I am using following code to read avro in spark:

val inputData = sc.hadoopFile(inputPath,
  classOf[AvroInputFormat[GenericRecord]],
  classOf[AvroWrapper[GenericRecord]]).map(t => 
{ val genericRecord = t._1.datum()  
(String)genericRecord.get("name") });

the loading part works fine but the converting to String part failed:

Caused by: java.lang.ClassCastException: org.apache.avro.util.Utf8 cannot be cast to java.lang.String

To simplify the example, I use a line

(String)genericRecord.get("name") 

Actually that part is from a library, which is used fine in a hadoop map reduce job. However, when I am using that library in spark now, it failed because of the above exception.

I know I can change the code to genericRecord.get("name").toString() to make it work, but because I am using it fine in another hadoop mapreduce job, I am hoping all the utf8 could be automatically converted to String so that I don't need to change all the code logic.

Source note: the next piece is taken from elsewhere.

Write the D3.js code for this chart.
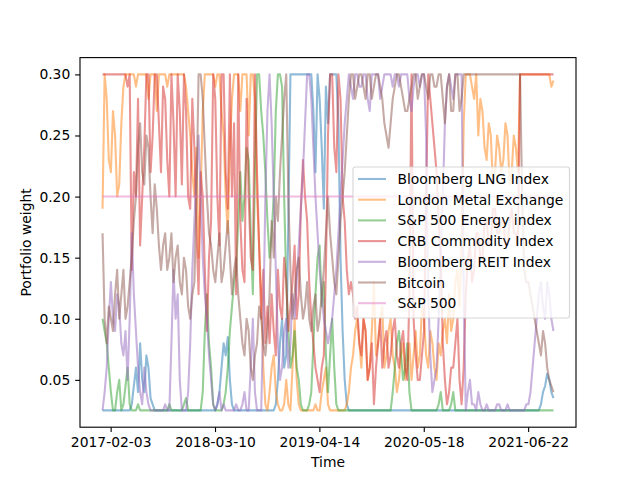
<!DOCTYPE html>
<html><head><meta charset="utf-8">
<script src="https://cdn.jsdelivr.net/npm/d3@7"></script>
<style>body{margin:0;background:#fff}text{font-family:"DejaVu Sans",sans-serif;fill:#000}</style>
</head><body><svg id="c" width="640" height="480"></svg>
<script>
const startDate = "2017-01-03";
const stepDays = 8;
const seriesNames = ["Bloomberg LNG Index","London Metal Exchange","S&P 500 Energy index","CRB Commodity Index","Bloomberg REIT Index","Bitcoin","S&P 500"];
const colors = ["#1f77b4","#ff7f0e","#2ca02c","#d62728","#9467bd","#8c564b","#e377c2"];
const yTicks = [0.05,0.10,0.15,0.20,0.25,0.30];
const xTickLabels = ["2017-02-03","2018-03-10","2019-04-14","2020-05-18","2021-06-22"];

const lng = [
.025,.025,.025,.025,.025,.025,.025,.025,.025,.025,.025,.025,.025,.025,.03,.045,.06,.04,.08,.05,
.04,.07,.06,.035,.03,.025,.025,.025,.025,.025,.025,.025,.025,.025,.025,.025,.025,.025,.025,.025,
.025,.025,.025,.025,.025,.025,.025,.025,.025,.025,.025,.025,.025,.025,.025,.03,.04,.06,.08,.07,
.085,.05,.03,.025,.025,.025,.025,.025,.025,.025,.025,.025,.025,.025,.025,.025,.025,.025,.025,.025,
.025,.025,.025,.03,.05,.08,.1,.06,.07,.18,.3,.3,.3,.3,.3,.3,.3,.3,.3,.3,
.3,.27,.22,.3,.28,.24,.19,.29,.26,.3,.3,.3,.3,.26,.15,.09,.05,.03,.025,.025,
.025,.025,.025,.025,.025,.025,.025,.025,.025,.025,.025,.025,.025,.025,.025,.025,.025,.025,.025,.025,
.025,.025,.025,.025,.025,.025,.025,.025,.025,.025,.025,.025,.025,.025,.025,.025,.025,.025,.025,.025,
.025,.025,.025,.025,.025,.025,.025,.025,.025,.025,.025,.025,.025,.025,.025,.025,.025,.025,.025,.025,
.025,.025,.025,.025,.025,.025,.025,.025,.025,.025,.025,.025,.025,.025,.025,.025,.025,.025,.025,.025,
.025,.025,.025,.025,.025,.025,.025,.025,.025,.025,.03,.04,.045,.055,.05,.04,.035];
const lme = [
.19,.3,.28,.23,.22,.27,.25,.2,.21,.26,.29,.3,.3,.3,.3,.3,.29,.3,.3,.3,
.3,.3,.28,.3,.3,.3,.27,.3,.3,.3,.3,.29,.3,.3,.3,.3,.3,.3,.3,.3,
.29,.27,.25,.22,.2,.24,.15,.2,.27,.3,.3,.3,.3,.3,.29,.3,.3,.27,.25,.2,
.17,.24,.28,.3,.3,.3,.27,.3,.3,.3,.25,.3,.3,.28,.2,.16,.12,.06,.03,.025,
.04,.06,.07,.04,.03,.025,.025,.03,.05,.03,.025,.06,.1,.05,.03,.025,.025,.025,.025,.025,
.025,.025,.03,.025,.025,.04,.05,.06,.03,.025,.025,.025,.025,.025,.025,.025,.025,.03,.04,.06,
.07,.09,.1,.08,.06,.1,.09,.05,.06,.09,.13,.07,.08,.1,.11,.06,.07,.09,.1,.07,
.06,.04,.05,.07,.08,.05,.06,.08,.05,.07,.09,.06,.07,.11,.1,.07,.06,.09,.08,.06,
.05,.08,.07,.09,.1,.08,.12,.09,.1,.13,.14,.11,.16,.26,.3,.3,.3,.29,.28,.3,
.25,.28,.27,.24,.23,.26,.25,.21,.22,.25,.24,.22,.23,.26,.25,.21,.22,.25,.24,.22,
.3,.3,.3,.3,.3,.3,.3,.3,.3,.3,.3,.3,.3,.3,.3,.29,.295];
const energy = [
.1,.09,.08,.06,.04,.025,.025,.04,.05,.025,.03,.045,.06,.03,.025,.025,.025,.03,.025,.025,
.025,.025,.025,.025,.025,.025,.025,.025,.025,.025,.025,.025,.03,.025,.025,.025,.025,.025,.025,.03,
.035,.025,.025,.025,.025,.025,.025,.025,.04,.09,.12,.08,.06,.03,.025,.025,.025,.025,.03,.04,
.06,.09,.11,.13,.14,.18,.22,.18,.2,.24,.23,.17,.12,.22,.3,.3,.27,.25,.22,.18,
.15,.17,.2,.27,.3,.3,.29,.2,.13,.09,.06,.07,.09,.06,.05,.03,.025,.025,.025,.03,
.04,.08,.12,.15,.16,.11,.13,.07,.04,.07,.1,.06,.03,.025,.025,.025,.025,.025,.025,.025,
.025,.025,.025,.025,.025,.025,.025,.025,.025,.025,.025,.025,.025,.025,.025,.025,.025,.025,.025,.04,
.06,.08,.09,.07,.05,.06,.08,.04,.025,.025,.025,.025,.025,.025,.025,.025,.025,.025,.025,.025,
.025,.03,.04,.025,.025,.025,.025,.03,.04,.025,.025,.025,.025,.025,.025,.025,.025,.025,.025,.025,
.025,.025,.025,.025,.025,.025,.025,.025,.025,.025,.025,.025,.025,.025,.025,.025,.025,.025,.025,.025,
.025,.025,.025,.025,.025,.025,.025,.025,.025,.025,.025,.025,.025,.025,.025,.025,.025];
const crb = [
.3,.3,.3,.3,.3,.3,.3,.3,.3,.3,.3,.3,.29,.3,.14,.22,.2,.28,.16,.2,
.24,.3,.3,.22,.25,.3,.3,.26,.22,.29,.28,.23,.2,.3,.26,.2,.3,.27,.21,.3,
.27,.2,.19,.28,.24,.17,.12,.22,.2,.14,.09,.15,.18,.3,.28,.2,.16,.3,.3,.22,
.19,.3,.2,.26,.12,.3,.18,.14,.13,.28,.2,.15,.14,.3,.22,.16,.1,.14,.08,.11,
.08,.12,.09,.07,.14,.11,.1,.15,.13,.09,.11,.13,.16,.1,.12,.19,.23,.2,.18,.13,
.1,.08,.06,.05,.04,.06,.07,.14,.25,.3,.3,.24,.22,.3,.28,.2,.18,.14,.12,.13,
.12,.1,.11,.08,.07,.1,.09,.05,.06,.08,.03,.06,.08,.1,.06,.08,.09,.06,.07,.09,
.1,.07,.06,.08,.09,.06,.05,.12,.3,.1,.07,.05,.05,.07,.09,.2,.3,.28,.26,.24,
.22,.18,.15,.08,.05,.03,.04,.06,.06,.08,.1,.05,.03,.06,.12,.15,.16,.13,.14,.17,
.17,.15,.15,.18,.18,.16,.16,.19,.19,.17,.17,.18,.18,.16,.16,.18,.19,.17,.17,.16,
.3,.3,.3,.3,.3,.3,.3,.3,.3,.3,.3,.3,.3,.3,.3,.3,.3];
const reit = [
.025,.04,.06,.1,.13,.1,.09,.12,.11,.08,.07,.09,.05,.1,.17,.12,.09,.06,.04,.03,
.06,.04,.03,.025,.025,.025,.025,.025,.025,.025,.03,.025,.025,.08,.14,.1,.12,.05,.025,.025,
.025,.04,.08,.14,.18,.22,.25,.2,.15,.12,.1,.07,.05,.03,.025,.03,.04,.025,.03,.025,
.025,.025,.025,.025,.03,.025,.025,.03,.04,.025,.025,.06,.1,.04,.025,.025,.025,.1,.2,.27,
.3,.26,.2,.14,.08,.05,.06,.09,.1,.06,.08,.12,.1,.13,.16,.19,.22,.26,.3,.3,
.28,.24,.2,.17,.14,.12,.1,.09,.08,.09,.1,.12,.14,.17,.2,.23,.26,.28,.3,.29,
.28,.3,.3,.29,.29,.3,.3,.28,.27,.3,.3,.3,.3,.28,.29,.3,.3,.3,.3,.29,
.3,.3,.29,.3,.3,.3,.3,.28,.27,.29,.3,.3,.29,.3,.3,.25,.12,.07,.04,.05,
.06,.1,.15,.2,.26,.29,.3,.29,.28,.3,.3,.3,.3,.12,.025,.04,.05,.03,.03,.025,
.04,.03,.025,.025,.03,.025,.025,.025,.025,.03,.03,.025,.025,.025,.03,.025,.025,.025,.025,.025,
.025,.025,.025,.03,.03,.04,.06,.08,.1,.12,.13,.11,.1,.13,.12,.1,.09];
const bitcoin = [
.17,.1,.08,.11,.1,.09,.12,.14,.1,.12,.14,.1,.11,.13,.15,.18,.2,.24,.26,.22,
.21,.25,.24,.2,.17,.21,.19,.16,.14,.16,.17,.14,.15,.17,.13,.15,.16,.13,.12,.15,
.14,.11,.1,.12,.13,.2,.3,.3,.28,.24,.2,.17,.16,.14,.13,.15,.17,.13,.14,.16,
.18,.15,.12,.14,.15,.12,.1,.08,.07,.1,.09,.06,.05,.07,.08,.11,.1,.08,.07,.09,
.12,.18,.15,.2,.18,.22,.25,.28,.3,.2,.14,.1,.12,.14,.15,.12,.1,.11,.13,.1,
.09,.11,.12,.09,.1,.12,.14,.17,.2,.17,.15,.13,.12,.15,.18,.2,.22,.25,.28,.3,
.3,.28,.29,.3,.3,.29,.28,.3,.3,.28,.29,.3,.3,.29,.28,.26,.25,.24,.26,.28,
.29,.3,.3,.29,.28,.27,.27,.28,.29,.3,.3,.28,.29,.3,.3,.29,.28,.3,.3,.29,
.29,.3,.3,.28,.26,.29,.3,.27,.27,.3,.3,.27,.28,.3,.3,.3,.3,.3,.3,.3,
.3,.3,.3,.3,.3,.3,.3,.3,.3,.3,.3,.3,.3,.3,.3,.3,.3,.3,.3,.3,
.3,.2,.14,.13,.13,.12,.11,.1,.09,.08,.07,.09,.08,.06,.05,.045,.04];
const sp500 = [
.2,.2,.2,.2,.2,.2,.2,.2,.2,.2,.2,.2,.2,.2,.2,.2,.2,.2,.2,.2,
.2,.2,.2,.2,.2,.2,.2,.2,.2,.2,.2,.2,.2,.2,.2,.2,.2,.2,.2,.2,
.2,.2,.2,.2,.2,.2,.2,.2,.2,.2,.2,.2,.2,.2,.2,.2,.2,.2,.2,.2,
.2,.2,.2,.2,.2,.2,.2,.2,.2,.2,.2,.2,.2,.2,.2,.2,.2,.2,.2,.2,
.2,.2,.2,.2,.2,.2,.2,.2,.2,.2,.2,.2,.2,.2,.2,.2,.2,.2,.2,.2,
.2,.2,.2,.2,.2,.2,.2,.2,.2,.2,.2,.2,.2,.2,.2,.2,.2,.2,.2,.2,
.2,.2,.2,.2,.2,.2,.2,.2,.2,.2,.2,.2,.2,.2,.2,.2,.2,.2,.2,.2,
.2,.2,.2,.2,.2,.2,.2,.2,.2,.2,.2,.2,.2,.2,.2,.2,.2,.2,.2,.2,
.2,.2,.2,.2,.2,.2,.2,.2,.2,.2,.2,.2,.2,.2,.2,.2,.2,.2,.2,.2,
.2,.2,.2,.2,.2,.2,.2,.2,.2,.2,.2,.2,.2,.2,.2,.2,.2,.2,.2,.2,
.2,.2,.2,.2,.2,.2,.2,.2,.2,.2,.2,.2,.2,.2,.2,.2,.2];

const allSeries = [lng, lme, energy, crb, reit, bitcoin, sp500];
const parse = d3.utcParse("%Y-%m-%d");
const t0 = parse(startDate);
const nPts = d3.max(allSeries, s => s.length);
const dates = d3.range(nPts).map(i => d3.utcDay.offset(t0, i * stepDays));

const pt = 100 / 72;
const L = 80, R = 576, T = 57.6, B = 427.2;
const svg = d3.select("#c");
const dMin = dates[0], dMax = dates[dates.length - 1];
const span = dMax - dMin;
const x = d3.scaleUtc().domain([new Date(+dMin - span * 0.05), new Date(+dMax + span * 0.05)]).range([L, R]);
const yMin = 0.025, yMax = 0.30, ys = (yMax - yMin) * 0.05;
const y = d3.scaleLinear().domain([yMin - ys, yMax + ys]).range([B, T]);

svg.append("clipPath").attr("id", "clp").append("rect")
  .attr("x", L).attr("y", T).attr("width", R - L).attr("height", B - T);

const line = d3.line().x((d, i) => x(dates[i])).y(d => y(d));
const g = svg.append("g").attr("clip-path", "url(#clp)");
allSeries.forEach((s, k) => {
  g.append("path").attr("d", line(s)).attr("fill", "none")
    .attr("stroke", colors[k]).attr("stroke-opacity", 0.5).attr("stroke-width", 1.5 * pt)
    .attr("stroke-linejoin", "round").attr("stroke-linecap", "butt");
});

const fs = 10 * pt;
const tl = 3.5 * pt;
const xAxis = d3.axisBottom(x).tickValues(xTickLabels.map(parse)).tickFormat(d3.utcFormat("%Y-%m-%d"))
  .tickSize(tl).tickSizeOuter(0).tickPadding(tl);
const gx = svg.append("g").attr("transform", `translate(0,${B})`).call(xAxis);
gx.select(".domain").remove();
gx.selectAll("line").attr("stroke", "#000").attr("stroke-width", 0.8 * pt);
gx.selectAll("text").attr("font-size", fs).attr("font-family", "DejaVu Sans").attr("fill", "#000");

const yAxis = d3.axisLeft(y).tickValues(yTicks).tickFormat(d3.format(".2f")).tickSize(tl).tickSizeOuter(0).tickPadding(tl);
const gy = svg.append("g").attr("transform", `translate(${L},0)`).call(yAxis);
gy.select(".domain").remove();
gy.selectAll("line").attr("stroke", "#000").attr("stroke-width", 0.8 * pt);
gy.selectAll("text").attr("font-size", fs).attr("font-family", "DejaVu Sans").attr("fill", "#000");

svg.append("rect").attr("x", L).attr("y", T).attr("width", R - L).attr("height", B - T)
  .attr("fill", "none").attr("stroke", "#000").attr("stroke-width", 0.8 * pt);

svg.append("text").attr("x", (L + R) / 2).attr("y", 467).attr("text-anchor", "middle")
  .attr("font-size", fs).text("Time");
svg.append("text").attr("transform", `translate(31,${(T + B) / 2}) rotate(-90)`).attr("text-anchor", "middle")
  .attr("font-size", fs).text("Portfolio weight");

const lg = svg.append("g");
lg.append("rect").attr("x", 353).attr("y", 167).attr("width", 216.5).attr("height", 151).attr("rx", 2.5)
  .attr("fill", "#fff").attr("fill-opacity", 0.8).attr("stroke", "#cccccc").attr("stroke-opacity", 0.8).attr("stroke-width", 1.1);
seriesNames.forEach((n, k) => {
  const yy = 179 + k * 20.7;
  lg.append("line").attr("x1", 358).attr("x2", 386).attr("y1", yy).attr("y2", yy)
    .attr("stroke", colors[k]).attr("stroke-opacity", 0.5).attr("stroke-width", 1.5 * pt);
  lg.append("text").attr("x", 397.5).attr("y", yy + 5).attr("font-size", fs).text(n);
});
</script></body></html>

To sum up, How to make all the org.apache.avro.util.Utf8 in GenericRecord automatically converted into java.lang.String?


Solution

  • looks like the solution is to use AvroKey instead of AvroWrapper. below code works, all theorg.apache.avro.util.Utf8 will automatically convert to java.lang.String. No exception any more.

    val inputData = sc.newAPIHadoopFile(inputPath,
    classOf[AvroKeyInputFormat[GenericRecord]],
    classOf[AvroKey[GenericRecord]],
    classOf[NullWritable]).map(t => 
    { val genericRecord = t._1.datum()  
    (String)genericRecord.get("name") });